“There are three common approaches for selecting the tolerance sequence (…) [they] can lead to inefficient sampling”
Umberto Simola, Jessi Cisewski-Kehe, Michael Gutmann and Jukka Corander recently arXived a paper entitled Adaptive Approximate Bayesian Computation Tolerance Selection. I appreciate that they start from our ABC-PMC paper, i.e., Beaumont et al. (2009) [although the representation that the ABC tolerances are fixed in advance is somewhat incorrect in that we used in our codes quantiles of the distances to set our tolerances.] This is also the approach advocated for the initialisation step by the current paper. Although remaining a wee bit vague. Subsequent steps are based on the proximity between the resulting approximations to the ABC posteriors, more exactly with a quantile derived from the maximum of the ratio between two estimated successive ABC posteriors. Mimicking the Accept-Reject step if always one step too late. The iteration stops when the ratio is almost one, possibly missing the target due to Monte Carlo variability. (Recall that the “optimal” tolerance is not zero for a finite sample size.)
“…the decrease in the acceptance rate is mitigated by the improvement in the proposed particles.”

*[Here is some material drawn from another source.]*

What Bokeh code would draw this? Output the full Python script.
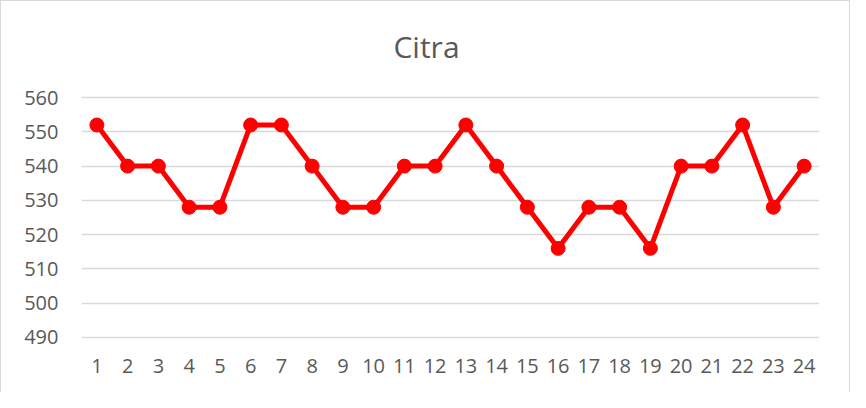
from bokeh.plotting import figure
from bokeh.models import FixedTicker, Label
from bokeh.embed import file_html
from bokeh.resources import INLINE

categories = [str(i) for i in range(1, 25)]
values = [552, 540, 540, 528, 528, 552, 552, 540, 528, 528, 540, 540,
          552, 540, 528, 516, 528, 528, 516, 540, 540, 552, 528, 540]
y_ticks = [490, 500, 510, 520, 530, 540, 550, 560]
title_text = "Citra"

# frame extended above 560 so the title can sit inside it (no gridlines there)
p = figure(width=850, height=392, x_range=categories, y_range=(489.7, 582.2),
           output_backend="svg", toolbar_location=None,
           min_border_left=80, min_border_right=32,
           min_border_top=20, min_border_bottom=55)

# title in screen units relative to the plot frame (bottom-left origin)
title = Label(x=345, y=292, x_units="screen", y_units="screen", text=title_text,
              text_align="center", text_baseline="middle",
              text_font="Open Sans", text_font_size="30px",
              text_color="#595959")
p.add_layout(title)

p.outline_line_color = None
p.background_fill_color = "white"
p.border_fill_color = "white"
p.styles = {"border-left": "1px solid #d9d9d9",
            "border-top": "1px solid #d9d9d9",
            "border-right": "1px solid #d9d9d9"}

p.xgrid.grid_line_color = None
p.ygrid.grid_line_color = "#d9d9d9"
p.ygrid.grid_line_width = 1.5

p.yaxis.ticker = FixedTicker(ticks=y_ticks)
for ax in (p.xaxis[0], p.yaxis[0]):
    ax.axis_line_color = None
    ax.major_tick_line_color = None
    ax.minor_tick_line_color = None
    ax.major_label_text_font = "Open Sans"
    ax.major_label_text_font_size = "20px"
    ax.major_label_text_color = "#595959"
p.yaxis.major_label_standoff = 17
p.xaxis.major_label_standoff = 14
p.x_range.range_padding = 0

p.line(categories, values, line_color="#ff0000", line_width=5)
p.scatter(categories, values, size=14, fill_color="#ff0000", line_color="#ff0000")

open("out.html", "w").write(file_html(p, INLINE))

A problem is that it depends on the form of the approximation and requires non-parametric hence imprecise steps. Maybe variational encoders could help. Interesting approach by Sugiyama et al. (2012), of which I knew nothing, the core idea being that the ratio of two densities is also the solution to minimising a distance between the numerator density and a variable function times the bottom density. However since only the maximum of the ratio is needed, a more focused approach could be devised. Rather than first approximating the ratio and second maximising the estimated ratio. Maybe the solution of Goffinet et al. (1992) on estimating an accept-reject constant could work.
A further comment is that the estimated density is not properly normalised, which lessens the Accept-Reject analogy since the optimum may well stand above one. And thus stop “too soon”. (Incidentally, the paper contains the mixture example of Sisson et al. (2007), for which our own graphs were strongly criticised during our Biometrika submission!)